(Short problem)
Within the records below, reproduce without change the lines from the line that has "Emit a Python" through the line that has "lw=1, clip_on=False, zorder=3)", and only those.

----- Data provided

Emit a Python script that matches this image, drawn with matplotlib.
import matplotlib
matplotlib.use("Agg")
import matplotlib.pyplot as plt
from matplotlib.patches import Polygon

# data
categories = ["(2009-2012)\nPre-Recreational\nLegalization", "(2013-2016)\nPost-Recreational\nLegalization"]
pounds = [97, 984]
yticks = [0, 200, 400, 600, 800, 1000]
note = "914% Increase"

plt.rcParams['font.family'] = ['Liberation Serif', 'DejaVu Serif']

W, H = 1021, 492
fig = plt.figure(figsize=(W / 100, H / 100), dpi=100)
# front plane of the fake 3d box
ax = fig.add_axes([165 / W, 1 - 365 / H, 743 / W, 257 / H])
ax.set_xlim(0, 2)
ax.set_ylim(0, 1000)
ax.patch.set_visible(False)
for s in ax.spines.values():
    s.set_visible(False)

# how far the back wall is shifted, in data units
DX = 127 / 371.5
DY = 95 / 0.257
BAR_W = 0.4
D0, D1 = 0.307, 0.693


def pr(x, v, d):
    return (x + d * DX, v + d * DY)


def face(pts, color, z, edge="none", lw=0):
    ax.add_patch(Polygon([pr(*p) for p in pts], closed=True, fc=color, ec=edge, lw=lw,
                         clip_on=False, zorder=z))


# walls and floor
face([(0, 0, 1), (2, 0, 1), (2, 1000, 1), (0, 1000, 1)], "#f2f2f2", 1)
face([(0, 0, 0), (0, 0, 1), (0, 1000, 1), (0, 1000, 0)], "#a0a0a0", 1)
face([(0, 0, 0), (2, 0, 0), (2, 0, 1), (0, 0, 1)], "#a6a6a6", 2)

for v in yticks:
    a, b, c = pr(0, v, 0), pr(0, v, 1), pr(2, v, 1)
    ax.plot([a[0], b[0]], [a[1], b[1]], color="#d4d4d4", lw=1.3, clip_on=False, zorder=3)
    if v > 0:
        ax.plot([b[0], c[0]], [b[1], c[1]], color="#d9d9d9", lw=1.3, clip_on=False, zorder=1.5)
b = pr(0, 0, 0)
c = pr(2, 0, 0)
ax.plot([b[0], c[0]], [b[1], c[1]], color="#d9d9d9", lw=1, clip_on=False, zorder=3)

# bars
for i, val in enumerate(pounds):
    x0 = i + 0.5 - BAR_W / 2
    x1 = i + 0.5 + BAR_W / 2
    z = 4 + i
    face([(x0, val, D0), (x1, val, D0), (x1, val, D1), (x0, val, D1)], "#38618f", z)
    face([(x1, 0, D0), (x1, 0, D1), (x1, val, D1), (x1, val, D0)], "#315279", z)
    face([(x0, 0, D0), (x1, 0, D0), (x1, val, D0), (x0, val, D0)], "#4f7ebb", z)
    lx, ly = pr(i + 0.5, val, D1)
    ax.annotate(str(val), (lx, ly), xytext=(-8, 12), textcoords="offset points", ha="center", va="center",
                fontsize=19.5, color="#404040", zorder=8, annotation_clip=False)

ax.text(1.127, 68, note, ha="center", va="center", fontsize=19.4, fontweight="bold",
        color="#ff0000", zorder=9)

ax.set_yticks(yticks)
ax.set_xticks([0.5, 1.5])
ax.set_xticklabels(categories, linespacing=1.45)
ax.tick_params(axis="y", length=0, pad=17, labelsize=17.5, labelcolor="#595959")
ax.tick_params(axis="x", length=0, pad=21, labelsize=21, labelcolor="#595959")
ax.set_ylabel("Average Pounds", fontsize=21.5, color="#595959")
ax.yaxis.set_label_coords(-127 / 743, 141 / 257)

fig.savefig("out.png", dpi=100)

----------
----- Data provided

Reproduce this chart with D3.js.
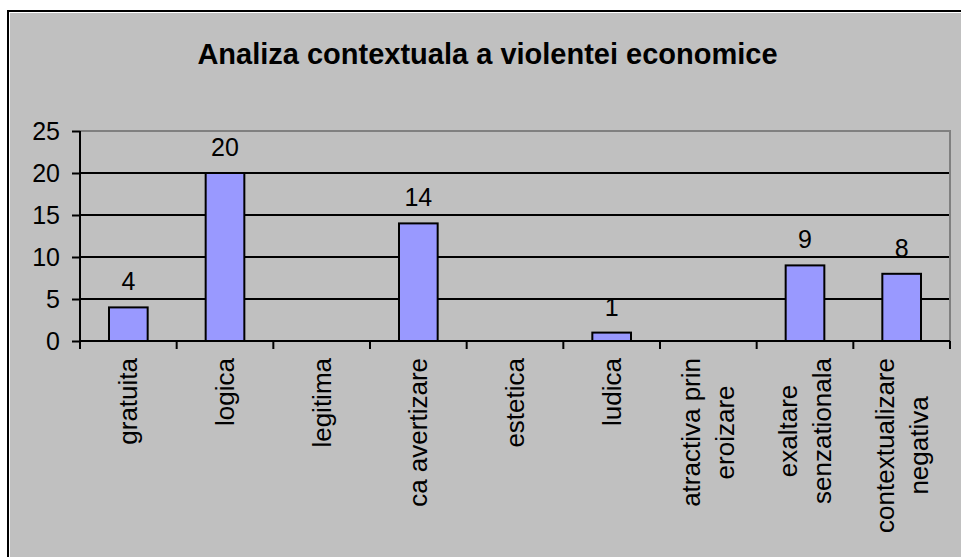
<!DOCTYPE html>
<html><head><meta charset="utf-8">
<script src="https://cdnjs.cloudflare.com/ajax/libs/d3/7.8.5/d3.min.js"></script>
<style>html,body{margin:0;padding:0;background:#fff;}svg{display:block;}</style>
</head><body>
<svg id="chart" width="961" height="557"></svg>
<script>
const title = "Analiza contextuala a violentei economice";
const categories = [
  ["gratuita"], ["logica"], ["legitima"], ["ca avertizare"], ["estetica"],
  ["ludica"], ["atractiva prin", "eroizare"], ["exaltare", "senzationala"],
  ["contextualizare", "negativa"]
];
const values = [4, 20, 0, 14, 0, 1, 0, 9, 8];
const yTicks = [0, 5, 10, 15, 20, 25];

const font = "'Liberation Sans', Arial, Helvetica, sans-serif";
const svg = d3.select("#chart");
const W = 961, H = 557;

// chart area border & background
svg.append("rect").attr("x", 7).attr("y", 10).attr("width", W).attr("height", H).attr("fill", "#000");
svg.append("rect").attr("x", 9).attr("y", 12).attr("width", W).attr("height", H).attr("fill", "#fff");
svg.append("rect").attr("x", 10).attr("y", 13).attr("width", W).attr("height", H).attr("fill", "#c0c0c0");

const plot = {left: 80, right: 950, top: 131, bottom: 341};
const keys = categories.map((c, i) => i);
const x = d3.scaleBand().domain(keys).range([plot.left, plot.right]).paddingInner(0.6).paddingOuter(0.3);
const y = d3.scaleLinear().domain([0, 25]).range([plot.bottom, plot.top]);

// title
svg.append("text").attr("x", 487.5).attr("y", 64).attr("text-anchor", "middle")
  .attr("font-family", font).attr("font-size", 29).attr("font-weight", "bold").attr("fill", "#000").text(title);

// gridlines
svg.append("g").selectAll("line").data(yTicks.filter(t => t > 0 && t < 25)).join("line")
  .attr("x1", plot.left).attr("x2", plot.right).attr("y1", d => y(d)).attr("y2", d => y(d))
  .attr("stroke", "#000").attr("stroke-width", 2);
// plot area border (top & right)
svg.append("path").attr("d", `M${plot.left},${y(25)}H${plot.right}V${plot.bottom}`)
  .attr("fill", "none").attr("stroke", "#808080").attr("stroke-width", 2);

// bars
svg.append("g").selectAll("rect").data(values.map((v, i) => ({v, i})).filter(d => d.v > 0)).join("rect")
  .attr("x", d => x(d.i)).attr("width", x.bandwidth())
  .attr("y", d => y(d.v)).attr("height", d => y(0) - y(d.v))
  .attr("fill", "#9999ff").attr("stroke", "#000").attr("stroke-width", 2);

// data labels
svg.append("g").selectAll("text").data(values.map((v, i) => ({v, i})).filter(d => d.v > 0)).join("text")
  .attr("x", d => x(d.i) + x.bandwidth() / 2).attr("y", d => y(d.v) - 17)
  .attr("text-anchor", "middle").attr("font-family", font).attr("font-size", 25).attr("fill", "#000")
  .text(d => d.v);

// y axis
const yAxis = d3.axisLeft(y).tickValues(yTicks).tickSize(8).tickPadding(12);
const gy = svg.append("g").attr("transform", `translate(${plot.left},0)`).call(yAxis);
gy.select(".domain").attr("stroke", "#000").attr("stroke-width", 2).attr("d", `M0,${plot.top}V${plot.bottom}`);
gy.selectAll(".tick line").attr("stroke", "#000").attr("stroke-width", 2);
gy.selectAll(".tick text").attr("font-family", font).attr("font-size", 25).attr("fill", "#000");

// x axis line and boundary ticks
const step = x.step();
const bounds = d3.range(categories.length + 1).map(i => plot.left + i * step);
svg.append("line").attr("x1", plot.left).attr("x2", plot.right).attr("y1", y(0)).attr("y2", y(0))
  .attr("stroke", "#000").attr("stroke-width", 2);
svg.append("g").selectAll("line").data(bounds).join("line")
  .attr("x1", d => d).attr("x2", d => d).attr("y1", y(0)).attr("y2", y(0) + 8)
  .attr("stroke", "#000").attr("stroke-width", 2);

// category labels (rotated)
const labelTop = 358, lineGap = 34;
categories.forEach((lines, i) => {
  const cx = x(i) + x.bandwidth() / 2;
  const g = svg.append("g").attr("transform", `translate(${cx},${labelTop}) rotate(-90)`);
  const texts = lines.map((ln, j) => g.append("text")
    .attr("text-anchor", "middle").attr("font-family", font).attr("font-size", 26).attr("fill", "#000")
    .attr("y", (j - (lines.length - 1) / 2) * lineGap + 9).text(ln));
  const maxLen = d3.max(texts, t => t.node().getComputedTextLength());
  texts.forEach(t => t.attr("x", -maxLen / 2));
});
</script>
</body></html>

----------

(Solution for this exercise)
Emit a Python script that matches this image, drawn with matplotlib.
import matplotlib
matplotlib.use("Agg")
import matplotlib.pyplot as plt
from matplotlib.patches import Polygon

# data
categories = ["(2009-2012)\nPre-Recreational\nLegalization", "(2013-2016)\nPost-Recreational\nLegalization"]
pounds = [97, 984]
yticks = [0, 200, 400, 600, 800, 1000]
note = "914% Increase"

plt.rcParams['font.family'] = ['Liberation Serif', 'DejaVu Serif']

W, H = 1021, 492
fig = plt.figure(figsize=(W / 100, H / 100), dpi=100)
# front plane of the fake 3d box
ax = fig.add_axes([165 / W, 1 - 365 / H, 743 / W, 257 / H])
ax.set_xlim(0, 2)
ax.set_ylim(0, 1000)
ax.patch.set_visible(False)
for s in ax.spines.values():
    s.set_visible(False)

# how far the back wall is shifted, in data units
DX = 127 / 371.5
DY = 95 / 0.257
BAR_W = 0.4
D0, D1 = 0.307, 0.693


def pr(x, v, d):
    return (x + d * DX, v + d * DY)


def face(pts, color, z, edge="none", lw=0):
    ax.add_patch(Polygon([pr(*p) for p in pts], closed=True, fc=color, ec=edge, lw=lw,
                         clip_on=False, zorder=z))


# walls and floor
face([(0, 0, 1), (2, 0, 1), (2, 1000, 1), (0, 1000, 1)], "#f2f2f2", 1)
face([(0, 0, 0), (0, 0, 1), (0, 1000, 1), (0, 1000, 0)], "#a0a0a0", 1)
face([(0, 0, 0), (2, 0, 0), (2, 0, 1), (0, 0, 1)], "#a6a6a6", 2)

for v in yticks:
    a, b, c = pr(0, v, 0), pr(0, v, 1), pr(2, v, 1)
    ax.plot([a[0], b[0]], [a[1], b[1]], color="#d4d4d4", lw=1.3, clip_on=False, zorder=3)
    if v > 0:
        ax.plot([b[0], c[0]], [b[1], c[1]], color="#d9d9d9", lw=1.3, clip_on=False, zorder=1.5)
b = pr(0, 0, 0)
c = pr(2, 0, 0)
ax.plot([b[0], c[0]], [b[1], c[1]], color="#d9d9d9", lw=1, clip_on=False, zorder=3)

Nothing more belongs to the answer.